**PROBLEM DETAILS:**
Skipping all pictures, set down the lines of the listing from the first through the one with "import pandas as pd".

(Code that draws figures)
•••••
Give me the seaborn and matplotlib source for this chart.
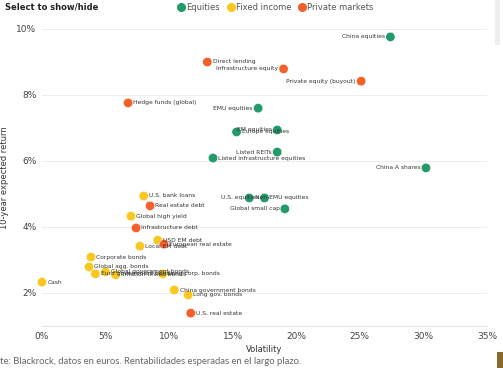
import matplotlib
matplotlib.use("Agg")
import matplotlib.pyplot as plt
from matplotlib.lines import Line2D
from matplotlib.patches import Rectangle
import seaborn as sns
import pandas as pd

names = [
    "China equities", "EMU equities", "EM equities", "Europe equities", "Listed REITs",
    "Listed infrastructure equities", "China A shares", "Non-EMU equities", "U.S. equities",
    "Global small cap",
    "U.S. bank loans", "Global high yield", "USD EM debt", "Local EM debt", "Corporate bonds",
    "Global agg. bonds", "Euro government bonds", "Global government bonds",
    "Inflation-linked bonds", "Long corp. bonds", "Cash", "China government bonds",
    "Long gov. bonds",
    "Direct lending", "Infrastructure equity", "Private equity (buyout)", "Hedge funds (global)",
    "Real estate debt", "Infrastructure debt", "European real estate", "U.S. real estate",
]
volatility = [
    27.4, 17.0, 18.5, 15.3, 18.5, 13.45, 30.2, 16.3, 17.5, 19.1,
    8.0, 7.0, 9.1, 7.7, 3.85, 3.7, 4.2, 5.0, 5.8, 9.5, 0.0, 10.4, 11.5,
    13.0, 19.0, 25.1, 6.77, 8.5, 7.4, 9.6, 11.7,
]
expected_return = [
    9.76, 7.60, 6.94, 6.88, 6.27, 6.09, 5.79, 4.88, 4.88, 4.55,
    4.94, 4.33, 3.60, 3.42, 3.09, 2.79, 2.58, 2.64, 2.55, 2.58, 2.33, 2.09, 1.94,
    9.00, 8.79, 8.42, 7.76, 4.64, 3.97, 3.48, 1.39,
]
groups = ["Equities"] * 10 + ["Fixed income"] * 13 + ["Private markets"] * 8
label_side = [
    "L", "L", "L", "R", "L", "R", "L", "R", "L", "L",
    "R", "R", "R", "R", "R", "R", "R", "R", "R", "R", "R", "R", "R",
    "R", "L", "L", "R", "R", "R", "R", "R",
]
categories = ["Equities", "Fixed income", "Private markets"]
colors = ["#229a6a", "#f9c81e", "#f4602a"]
yticks = [2, 4, 6, 8, 10]
xticks = [0, 5, 10, 15, 20, 25, 30, 35]

df = pd.DataFrame({"name": names, "vol": volatility, "ret": expected_return,
                   "group": groups, "side": label_side})

sns.set_style("white")
plt.rcParams["font.family"] = ["DejaVu Sans"]

fig = plt.figure(figsize=(5.03, 3.68), dpi=100)
ax = fig.add_axes([42 / 503, 1 - 326 / 368, 445 / 503, 297 / 368])

palette = dict(zip(categories, colors))
sns.scatterplot(data=df, x="vol", y="ret", hue="group", palette=palette, s=46,
                edgecolor="white", linewidth=0.4, legend=False, ax=ax, clip_on=False, zorder=3)

for _, r in df.iterrows():
    if r["side"] == "R":
        ax.annotate(r["name"], (r["vol"], r["ret"]), xytext=(3.8, 0), textcoords="offset points",
                    ha="left", va="center", fontsize=4.3, color="#333333", zorder=4)
    else:
        ax.annotate(r["name"], (r["vol"], r["ret"]), xytext=(-3.8, 0), textcoords="offset points",
                    ha="right", va="center", fontsize=4.3, color="#333333", zorder=4)

ax.set_xlim(0, 35)
ax.set_ylim(1, 10)
ax.set_xticks(xticks)
ax.set_xticklabels([f"{t}%" for t in xticks])
ax.set_yticks(yticks)
ax.set_yticklabels([f"{t}%" for t in yticks])
ax.tick_params(axis="both", length=0, labelsize=6.5, colors="#444444")
ax.tick_params(axis="x", pad=4)
ax.tick_params(axis="y", pad=4)
for s in ["top", "right", "left"]:
    ax.spines[s].set_visible(False)
ax.spines["bottom"].set_color("#e6e6e6")
ax.spines["bottom"].set_linewidth(0.8)
ax.grid(axis="y", color="#ececec", linewidth=0.7)
ax.set_axisbelow(True)
ax.set_xlabel("Volatility", fontsize=6, color="#333333", labelpad=3)
ax.set_ylabel("10-year expected return", fontsize=6, color="#333333", labelpad=5)

# legend header
fig.text(5 / 503, 1 - 7 / 368, "Select to show/hide", fontsize=6, fontweight="bold",
         color="#222222", va="center", ha="left")
handles = [Line2D([0], [0], marker="o", linestyle="", markersize=5.5, markerfacecolor=c,
                  markeredgecolor=c) for c in colors]
fig.legend(handles, categories, loc="center left", bbox_to_anchor=(177 / 503, 1 - 7 / 368),
           ncol=3, frameon=False, fontsize=6, handletextpad=0.1, columnspacing=0.8,
           handlelength=1.0, borderpad=0, borderaxespad=0, labelcolor="#555555")

fig.text(0, 1 - 361 / 368, "te: Blackrock, datos en euros. Rentabilidades esperadas en el largo plazo.",
         fontsize=6.8, color="#666666", ha="left", va="center", family=["Lato", "DejaVu Sans"])

fig.patches.append(Rectangle((497 / 503, 0), 6 / 503, 16 / 368, transform=fig.transFigure,
                             facecolor="#8a6a2e", edgecolor="none"))
fig.patches.append(Rectangle((495 / 503, 1 - 45 / 368), 5 / 503, 45 / 368, transform=fig.transFigure,
                             facecolor="#eeeeee", edgecolor="none"))

fig.savefig("out.png", dpi=100)
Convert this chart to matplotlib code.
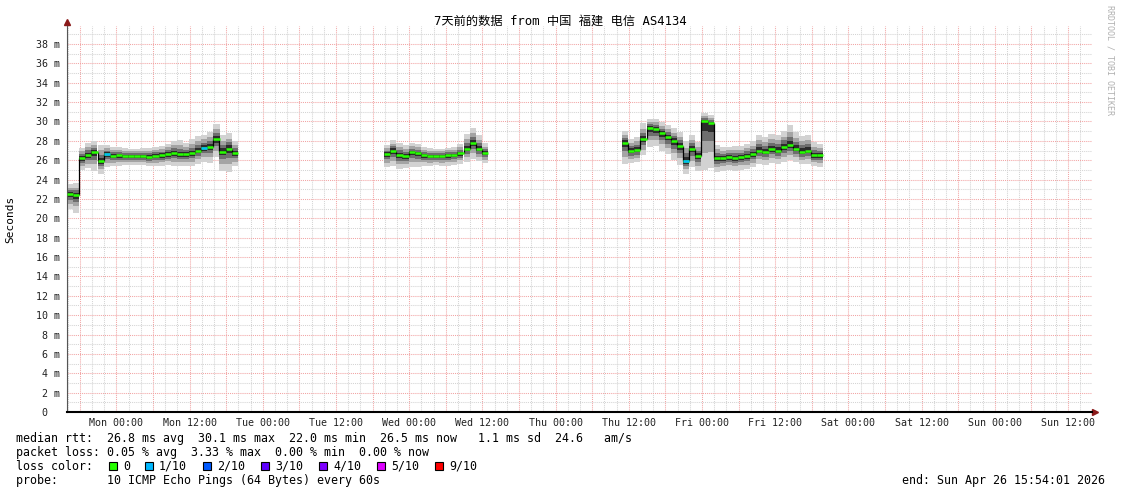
import numpy as np
import matplotlib.pyplot as plt
import matplotlib.dates as mdates
from matplotlib.patches import Rectangle
from datetime import datetime, timedelta

# graph window: 7 days ending at "end"
start = datetime(2026, 4, 19, 15, 54, 1)
end = datetime(2026, 4, 26, 15, 54, 1)
nan = np.nan

# hourly median rtt (ms) + smoke extremes, per block of data
sun_mon_med = [22.5, 22.4, 26.2, 26.5, 26.8, 25.9, 26.6, 26.4, 26.5, 26.4, 26.4, 26.4, 26.4, 26.3,
               26.4, 26.5, 26.6, 26.7, 26.6, 26.6, 26.7, 27.0, 27.3, 27.4, 28.2, 26.9, 27.2, 26.7]
sun_mon_hi = [23.5, 23.6, 27.3, 27.8, 28.0, 27.6, 27.6, 27.4, 27.4, 27.3, 27.2, 27.2, 27.3, 27.3,
              27.4, 27.5, 27.7, 28.0, 28.1, 27.8, 28.2, 28.5, 28.6, 28.9, 29.7, 28.6, 28.8, 28.0]
sun_mon_lo = [21.0, 20.6, 25.0, 25.2, 24.9, 24.6, 25.3, 25.4, 25.4, 25.5, 25.5, 25.5, 25.5, 25.4,
              25.4, 25.4, 25.5, 25.4, 25.4, 25.4, 25.4, 25.6, 25.8, 25.7, 26.3, 24.9, 24.8, 25.4]
gap1 = [nan] * 24
wed_med = [26.6, 27.0, 26.5, 26.4, 26.8, 26.7, 26.5, 26.4, 26.4, 26.4, 26.5, 26.5, 26.7, 27.2, 27.8, 27.2, 26.7]
wed_hi = [27.6, 28.1, 27.8, 27.6, 27.8, 27.7, 27.4, 27.3, 27.2, 27.2, 27.3, 27.4, 27.7, 28.7, 29.3, 28.6, 27.8]
wed_lo = [25.3, 25.4, 25.1, 25.2, 25.3, 25.3, 25.4, 25.4, 25.5, 25.4, 25.4, 25.5, 25.6, 25.8, 26.1, 25.9, 25.7]
gap2 = [nan] * 22
thu_fri_med = [27.8, 27.0, 27.1, 28.2, 29.3, 29.2, 28.8, 28.4, 28.0, 27.5, 25.9, 27.2, 26.4, 30.0, 29.8, 26.2, 26.2,
               26.3, 26.2, 26.3, 26.4, 26.6, 27.0, 26.9, 27.2, 27.0, 27.4, 27.6, 27.2, 26.9, 27.0, 26.5, 26.5]
thu_fri_hi = [29.0, 28.2, 28.4, 29.8, 30.3, 30.3, 29.9, 29.6, 29.3, 28.9, 28.0, 28.6, 27.9, 30.9, 30.7, 27.6, 27.4,
              27.4, 27.5, 27.5, 27.7, 28.0, 28.6, 28.4, 28.7, 28.6, 29.0, 29.6, 28.9, 28.5, 28.6, 27.9, 27.7]
thu_fri_lo = [25.6, 25.7, 25.8, 26.5, 27.4, 27.5, 27.0, 26.6, 26.0, 25.5, 24.6, 25.3, 24.9, 25.0, 25.2, 24.8, 24.9,
              25.0, 24.9, 25.0, 25.1, 25.3, 25.6, 25.5, 25.7, 25.6, 25.8, 26.0, 25.8, 25.6, 25.6, 25.4, 25.3]
loss_hours = [6, 22, 101]  # hours (from start) with 1/10 loss

median_ms = np.array(sun_mon_med + gap1 + wed_med + gap2 + thu_fri_med)
hi_ms = np.array(sun_mon_hi + gap1 + wed_hi + gap2 + thu_fri_hi)
lo_ms = np.array(sun_mon_lo + gap1 + wed_lo + gap2 + thu_fri_lo)

loss_labels = ['0', '1/10', '2/10', '3/10', '4/10', '5/10', '9/10']
loss_colors = ['#26ff00', '#00b8ff', '#0059ff', '#5e00ff', '#7e00ff', '#dd00ff', '#ff0000']

mono = 'DejaVu Sans Mono'
W, H = 1121, 494
fig = plt.figure(figsize=(W / 100, H / 100), dpi=100)
ax = fig.add_axes([67 / W, 82 / H, 1024.8 / W, 386 / H])

t = mdates.date2num([start + timedelta(hours=i) for i in range(len(median_ms))])
step = 1 / 24

# smoke: nested bands from extremes towards the median
for frac, col in [(1.0, '#d2d2d2'), (0.65, '#a4a4a4'), (0.4, '#6e6e6e'), (0.2, '#2c2c2c')]:
    lo = median_ms - frac * (median_ms - lo_ms)
    hi = median_ms + frac * (hi_ms - median_ms)
    ax.bar(t, hi - lo, bottom=lo, width=step, align='edge', color=col, linewidth=0, zorder=2)

# median: black connectors, coloured by loss
ok = ~np.isnan(median_ms[:-1]) & ~np.isnan(median_ms[1:])
ax.vlines(t[1:][ok], median_ms[:-1][ok], median_ms[1:][ok], color='black', lw=0.9, zorder=3)
ax.hlines(median_ms, t, t + step, color=loss_colors[0], lw=1.8, zorder=4)
ax.hlines(median_ms[loss_hours], t[loss_hours], t[loss_hours] + step, color=loss_colors[1], lw=1.8, zorder=5)

ax.set_xlim(mdates.date2num(start), mdates.date2num(end))
ax.set_ylim(0, 39.86)

ax.xaxis.set_major_locator(mdates.HourLocator(byhour=[0, 6, 12, 18]))
ax.xaxis.set_minor_locator(mdates.HourLocator(byhour=range(0, 24, 2)))
ax.xaxis.set_major_formatter(plt.FuncFormatter(
    lambda x, pos: mdates.num2date(x).strftime('%a %H:%M') if mdates.num2date(x).hour % 12 == 0 else ''))
ax.yaxis.set_major_locator(plt.MultipleLocator(2))
ax.yaxis.set_minor_locator(plt.MultipleLocator(1))
ax.yaxis.set_major_formatter(plt.FuncFormatter(lambda v, pos: '0  ' if v == 0 else f'{v:.0f} m'))

ax.grid(which='major', color='#f2a4a4', ls=(0, (1, 1)), lw=0.75)
ax.grid(which='minor', color='#d4d4d4', ls=(0, (1, 1)), lw=0.75)
ax.set_axisbelow(True)
ax.tick_params(which='both', length=0, labelsize=7.2, labelcolor='#222222')
ax.tick_params(axis='y', pad=5)
ax.tick_params(axis='x', pad=4)
for lab in ax.get_xticklabels() + ax.get_yticklabels():
    lab.set_family(mono)

for s in ['top', 'right']:
    ax.spines[s].set_visible(False)
ax.spines['left'].set_color('#555555')
ax.spines['bottom'].set_color('black')
ax.spines['bottom'].set_linewidth(1.5)
ax.plot(0, 1.01, marker='^', ms=4, color='#8b1a1a', transform=ax.transAxes, clip_on=False)
ax.plot(1.003, 0, marker='>', ms=4, color='#8b1a1a', transform=ax.transAxes, clip_on=False)

fig.text(560 / W, 1 - 21 / H, '7天前的数据 from 中国 福建 电信 AS4134', ha='center', va='center',
         fontsize=8.8, family=[mono, 'Noto Sans CJK SC'])
fig.text(10 / W, 1 - 219 / H, 'Seconds', rotation=90, ha='center', va='center', fontsize=8, family=mono)
fig.text(1110 / W, 1 - 60 / H, 'RRDTOOL / TOBI OETIKER', rotation=270, ha='center', va='center',
         fontsize=6, family=mono, color='#b0b0b0')

fs = 8.4
fig.text(16 / W, 1 - 438 / H, 'median rtt:  26.8 ms avg  30.1 ms max  22.0 ms min  26.5 ms now   1.1 ms sd  24.6   am/s',
         va='center', fontsize=fs, family=mono)
fig.text(16 / W, 1 - 452 / H, 'packet loss: 0.05 % avg  3.33 % max  0.00 % min  0.00 % now',
         va='center', fontsize=fs, family=mono)
fig.text(16 / W, 1 - 466 / H, 'loss color:', va='center', fontsize=fs, family=mono)
label_x = [124, 160, 218, 276, 334, 392, 450]
for lx, lab, col in zip(label_x, loss_labels, loss_colors):
    fig.patches.append(Rectangle(((lx - 15.5) / W, 1 - 470 / H), 8 / W, 8 / H, transform=fig.transFigure,
                                 facecolor=col, edgecolor='black', lw=0.8))
    fig.text((lx - 1) / W, 1 - 466 / H, lab, va='center', fontsize=fs, family=mono)
fig.text(16 / W, 1 - 480 / H, 'probe:       10 ICMP Echo Pings (64 Bytes) every 60s', va='center', fontsize=fs, family=mono)
fig.text(1105 / W, 1 - 480 / H, 'end: Sun Apr 26 15:54:01 2026', ha='right', va='center', fontsize=fs, family=mono)

fig.savefig('out.png', dpi=100)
•••••
**EXPECTED ANSWER:**
Give me the seaborn and matplotlib source for this chart.
import matplotlib
matplotlib.use("Agg")
import matplotlib.pyplot as plt
from matplotlib.lines import Line2D
from matplotlib.patches import Rectangle
import seaborn as sns
import pandas as pd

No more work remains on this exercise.